3597. 1. We agree in general Secretary’s evaluation Iran political situation (paragraph one Deptel 2337 March 7 repeated London 5959).2 We think, however, there still some possibility Shah has not “largely and permanently disappeared.” Despite aura passivity which envelopes him, struggle for his survival and contacts between him and opposition still continuing. Although clear-cut victory for Shah not likely, there may be compromise which would leave him with certain vestige influence. Many army officers very disturbed by continued inaction on part Shah. Nevertheless all of them have not given up idea making some move on his behalf even though without his advance consent or knowledge.

2. As we see situation from Tehran we also agree with Secretary’s outline our future policy re Iran as expressed to Eden. In view fluidity Iran situation we may be compelled as Secretary points out to play to extent by ear.

  1. Source: National Archives, RG 59, Central Files 1950–1954, 788.00/3–853. Top Secret; Security Information. Repeated to London. Received at 8:09 a.m.

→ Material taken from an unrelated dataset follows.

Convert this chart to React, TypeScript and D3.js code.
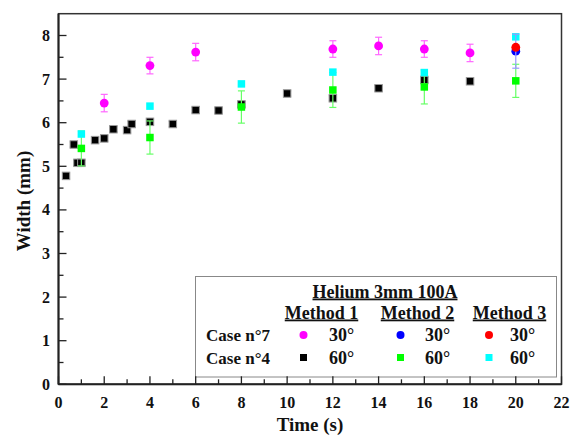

  2. Telegram 5959 to London, March 7, reported that Secretary Dulles, in a March 6 meeting with President Eisenhower and Eden, “expressed view situation so dangerous and unpredictable might be necessary act promptly and U.S. wld have to have considerable measure discretion as to what it did. Eden repeated plea that U.S. measures adopted to ‘maintain a state of friendly stability in Iran’ should be unrelated any purchase of oil or activation of the refinery. Eden reemphasized that bitter resentment wld be aroused in U.K. by presence American technicians in Abadan.” Telegram 5959 is printed in Foreign Relations, 1952–1954, vol. X, Iran, 1951–1954, pp. 702–703 (Document 314). The record of the meeting is printed ibid., vol. VI, Part 1, Western Europe and Canada, pp. 918–919, (Document 382).